**PROBLEM TO SOLVE**
Repeat, exactly and only, the lines from the beginning of the data through the line with "inner xsep=14pt] (sc)". Pictures are left out.

**INFORMATION GIVEN**
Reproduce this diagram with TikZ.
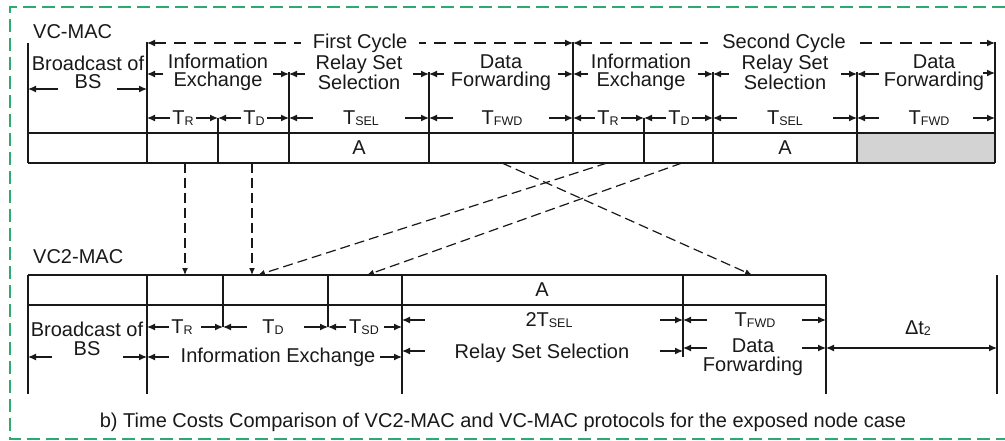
\documentclass[tikz,border=0pt]{standalone}
\usepackage{fontspec}
\setmainfont{Liberation Sans}
\usetikzlibrary{arrows.meta}
\definecolor{framegreen}{RGB}{46,170,110}
\definecolor{ink}{RGB}{25,25,25}
\definecolor{cellgray}{RGB}{211,211,211}
\newcommand\subcap[1]{\raisebox{-1.2pt}{\fontsize{12.5}{12.5}\selectfont #1}}
\newcommand\twoarrows[4]{%
  \draw[dimar] ({#1+#4},#3) -- (#1,#3);
  \draw[dimar] ({#2-#4},#3) -- (#2,#3);}
\begin{document}
\begin{tikzpicture}[x=1pt,y=-1pt,
  every node/.style={font=\fontsize{20}{18.5}\selectfont, text=ink, inner sep=0pt},
  tline/.style={line width=1.5pt, draw=ink},
  dimar/.style={line width=1.2pt, draw=ink, -{Latex[length=8pt,width=7pt]}},
  dimboth/.style={line width=1.2pt, draw=ink, {Latex[length=8pt,width=7pt]}-{Latex[length=8pt,width=7pt]}},
  cyc/.style={line width=1.2pt, draw=ink, dash pattern=on 12pt off 8pt, {Latex[length=8pt,width=7pt]}-{Latex[length=8pt,width=7pt]}},
  link/.style={line width=1.2pt, draw=ink, dash pattern=on 10pt off 5pt, -{Latex[length=7pt,width=6pt]}},
  lab/.style={align=center},
  blank/.style={fill=white, inner xsep=2pt, inner ysep=1pt}
]
\useasboundingbox (0,0) rectangle (1005,441);
\fill[white] (0,0) rectangle (1005,441);
% frame
\draw[framegreen, line width=2pt, dash pattern=on 13pt off 6pt] (1005,7) -- (10,7) -- (10,439) -- (1005,439);

% ===== VC-MAC =====
\node[anchor=west] (vcmac) at (33,32) {VC-MAC};
\fill[cellgray] (857,133) rectangle (995,163);
\draw[tline] (28,133) -- (995,133);
\draw[tline] (28,163) -- (995,163);
\foreach \x/\t in {28/43,147/42,218/118,289/72,429/72,573/42,644/118,713/72,857/72,995/42}
  \draw[tline] (\x,\t) -- (\x,163);
\node (a1) at (359,148) {A};
\node (a2) at (785,148) {A};

% cycles
\draw[cyc] (147,43) -- (573,43);
\node[blank, inner xsep=12pt] (fc) at (360,43) {First Cycle};
\draw[cyc] (573,43) -- (995,43);
\node[blank, inner xsep=14pt] (sc) at (784,43) {Second Cycle};

% phase labels
\node[lab] (bs1) at (88,72.5) {Broadcast of\\BS};
\twoarrows{28}{147}{89}{30}
\node[lab] (ie1) at (218,72.5) {Information\\Exchange};
\twoarrows{147}{289}{74}{16}
\node[lab] (rs1) at (359,72.5) {Relay Set\\Selection};
\twoarrows{289}{429}{74}{16}
\node[lab] (df1) at (501,72.5) {Data\\Forwarding};
\twoarrows{429}{573}{74}{15}
\node[lab] (ie2) at (641,72.5) {Information\\Exchange};
\twoarrows{573}{713}{74}{15}
\node[lab] (rs2) at (785,72.5) {Relay Set\\Selection};
\twoarrows{713}{857}{74}{16}
\node[lab] (df2) at (934,72.5) {Data\\Forwarding};
\draw[dimar] (879,74) -- (857,74);
\draw[dimar] (983,73) -- (995,73);

% durations
\draw[dimboth] (147,118) -- (218,118);
\node[blank] (tr1) at (183,118) {T\subcap{R}};
\draw[dimboth] (218,118) -- (289,118);
\node[blank] (td1) at (254,118) {T\subcap{D}};
\twoarrows{289}{429}{118}{24}
\node (ts1) at (361,118) {T\subcap{SEL}};
\twoarrows{429}{573}{118}{24}
\node (tf1) at (502,118) {T\subcap{FWD}};
\draw[dimboth] (573,118) -- (644,118);
\node[blank] (tr2) at (608,118) {T\subcap{R}};
\draw[dimboth] (644,118) -- (713,118);
\node[blank] (td2) at (679,118) {T\subcap{D}};
\twoarrows{713}{857}{118}{24}
\node (ts2) at (785,118) {T\subcap{SEL}};
\twoarrows{857}{995}{118}{22}
\node (tf2) at (929,118) {T\subcap{FWD}};

% ===== VC2-MAC =====
\node[anchor=west] (vc2mac) at (33,257) {VC2-MAC};
\draw[tline] (28,275) -- (826,275);
\draw[tline] (28,305) -- (826,305);
\foreach \x/\b in {28/394,147/394,223/327,328/327,402/394,683/357,826/394,997/394}
  \draw[tline] (\x,275) -- (\x,\b);
\node (a3) at (542,290) {A};

\node[lab] (bs2) at (87,339) {Broadcast of\\BS};
\twoarrows{28}{147}{357}{24}
\twoarrows{147}{223}{327}{22}
\node (tr3) at (182,327) {T\subcap{R}};
\twoarrows{223}{328}{327}{24}
\node (td3) at (273,327) {T\subcap{D}};
\twoarrows{328}{402}{327}{18}
\node (tsd) at (364,327) {T\subcap{SD}};
\twoarrows{147}{402}{357}{22}
\node (ie3) at (278,357) {Information Exchange};
\twoarrows{402}{683}{320}{23}
\node (ts3) at (549,320) {2T\subcap{SEL}};
\twoarrows{402}{683}{351}{23}
\node (rs3) at (542,353) {Relay Set Selection};
\twoarrows{683}{826}{320}{24}
\node (tf3) at (755,320) {T\subcap{FWD}};
\twoarrows{683}{826}{348}{24}
\node[lab] (df3) at (753,357) {Data\\Forwarding};
\draw[dimboth] (826,348) -- (997,348);
\node (dt) at (918,328) {Δt\subcap{2}};

% ===== links =====
\coordinate (s1) at (185,163); \coordinate (e1) at (185,275);
\coordinate (s2) at (252,163); \coordinate (e2) at (252,275);
\coordinate (s3) at (607,163); \coordinate (e3) at (258,275);
\coordinate (s4) at (682,163); \coordinate (e4) at (367,275);
\coordinate (s5) at (502,163); \coordinate (e5) at (752,275);
\draw[link] (s1) -- (e1);
\draw[link] (s2) -- (e2);
\draw[link] (s3) -- (e3);
\draw[link] (s4) -- (e4);
\draw[link] (s5) -- (e5);

\node (cap) at (503,422) {b) Time Costs Comparison of VC2-MAC and VC-MAC protocols for the exposed node case};
\end{tikzpicture}
\end{document}
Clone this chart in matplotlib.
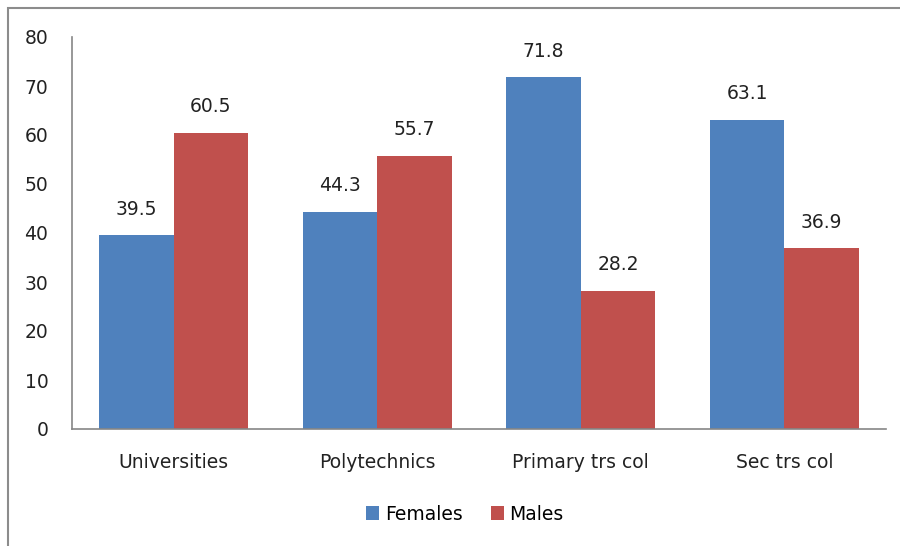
import matplotlib
matplotlib.use("Agg")
import matplotlib.pyplot as plt
from matplotlib.patches import Rectangle
import numpy as np

categories = ["Universities", "Polytechnics", "Primary trs col", "Sec trs col"]
females = [39.5, 44.3, 71.8, 63.1]
males = [60.5, 55.7, 28.2, 36.9]
yticks = [0, 10, 20, 30, 40, 50, 60, 70, 80]

plt.rcParams['font.family'] = ['DejaVu Sans']

W, H = 900, 546
fig = plt.figure(figsize=(9, 5.46), dpi=100)
fig.patch.set_facecolor('white')

# outer chart border
fig.patches.append(Rectangle((8 / W, -0.1), 1.2, (H - 8) / H + 0.1, transform=fig.transFigure,
                             fill=False, edgecolor='#8c8c8c', linewidth=1.5))

ax = fig.add_axes([72 / W, 1 - 429 / H, (886 - 72) / W, (429 - 37) / H])
x = np.arange(len(categories))
bw = 0.365
blue = '#4F81BD'
red = '#C0504D'
b1 = ax.bar(x - bw / 2, females, bw, color=blue, label='Females')
b2 = ax.bar(x + bw / 2, males, bw, color=red, label='Males')

fs = 13.5
for bars, vals in ((b1, females), (b2, males)):
    for b, v in zip(bars, vals):
        ax.annotate(f"{v:.1f}", (b.get_x() + b.get_width() / 2, v), xytext=(0, 12),
                    textcoords='offset points', ha='center', va='bottom', fontsize=fs, color='#222222')

ax.set_ylim(0, 80)
ax.set_xlim(-0.5, 3.5)
ax.set_yticks(yticks)
ax.set_xticks(x)
ax.set_xticklabels(categories)
ax.tick_params(axis='both', length=0, labelsize=fs, colors='#222222')
ax.tick_params(axis='y', pad=17)
ax.tick_params(axis='x', pad=17)
for s in ('top', 'right'):
    ax.spines[s].set_visible(False)
for s in ('left', 'bottom'):
    ax.spines[s].set_color('#868686')
    ax.spines[s].set_linewidth(1.2)

leg = fig.legend(handles=[b1, b2], labels=['Females', 'Males'], loc='center',
                 bbox_to_anchor=(465 / W, 1 - 514 / H), ncol=2, frameon=False, fontsize=fs,
                 handlelength=0.7, handleheight=0.7, handletextpad=0.3, columnspacing=1.5)

fig.savefig('out.png', dpi=100, facecolor='white')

**EXPECTED ANSWER**
Reproduce this diagram with TikZ.
\documentclass[tikz,border=0pt]{standalone}
\usepackage{fontspec}
\setmainfont{Liberation Sans}
\usetikzlibrary{arrows.meta}
\definecolor{framegreen}{RGB}{46,170,110}
\definecolor{ink}{RGB}{25,25,25}
\definecolor{cellgray}{RGB}{211,211,211}
\newcommand\subcap[1]{\raisebox{-1.2pt}{\fontsize{12.5}{12.5}\selectfont #1}}
\newcommand\twoarrows[4]{%
  \draw[dimar] ({#1+#4},#3) -- (#1,#3);
  \draw[dimar] ({#2-#4},#3) -- (#2,#3);}
\begin{document}
\begin{tikzpicture}[x=1pt,y=-1pt,
  every node/.style={font=\fontsize{20}{18.5}\selectfont, text=ink, inner sep=0pt},
  tline/.style={line width=1.5pt, draw=ink},
  dimar/.style={line width=1.2pt, draw=ink, -{Latex[length=8pt,width=7pt]}},
  dimboth/.style={line width=1.2pt, draw=ink, {Latex[length=8pt,width=7pt]}-{Latex[length=8pt,width=7pt]}},
  cyc/.style={line width=1.2pt, draw=ink, dash pattern=on 12pt off 8pt, {Latex[length=8pt,width=7pt]}-{Latex[length=8pt,width=7pt]}},
  link/.style={line width=1.2pt, draw=ink, dash pattern=on 10pt off 5pt, -{Latex[length=7pt,width=6pt]}},
  lab/.style={align=center},
  blank/.style={fill=white, inner xsep=2pt, inner ysep=1pt}
]
\useasboundingbox (0,0) rectangle (1005,441);
\fill[white] (0,0) rectangle (1005,441);
% frame
\draw[framegreen, line width=2pt, dash pattern=on 13pt off 6pt] (1005,7) -- (10,7) -- (10,439) -- (1005,439);

% ===== VC-MAC =====
\node[anchor=west] (vcmac) at (33,32) {VC-MAC};
\fill[cellgray] (857,133) rectangle (995,163);
\draw[tline] (28,133) -- (995,133);
\draw[tline] (28,163) -- (995,163);
\foreach \x/\t in {28/43,147/42,218/118,289/72,429/72,573/42,644/118,713/72,857/72,995/42}
  \draw[tline] (\x,\t) -- (\x,163);
\node (a1) at (359,148) {A};
\node (a2) at (785,148) {A};

% cycles
\draw[cyc] (147,43) -- (573,43);
\node[blank, inner xsep=12pt] (fc) at (360,43) {First Cycle};
\draw[cyc] (573,43) -- (995,43);
\node[blank, inner xsep=14pt] (sc) at (784,43) {Second Cycle};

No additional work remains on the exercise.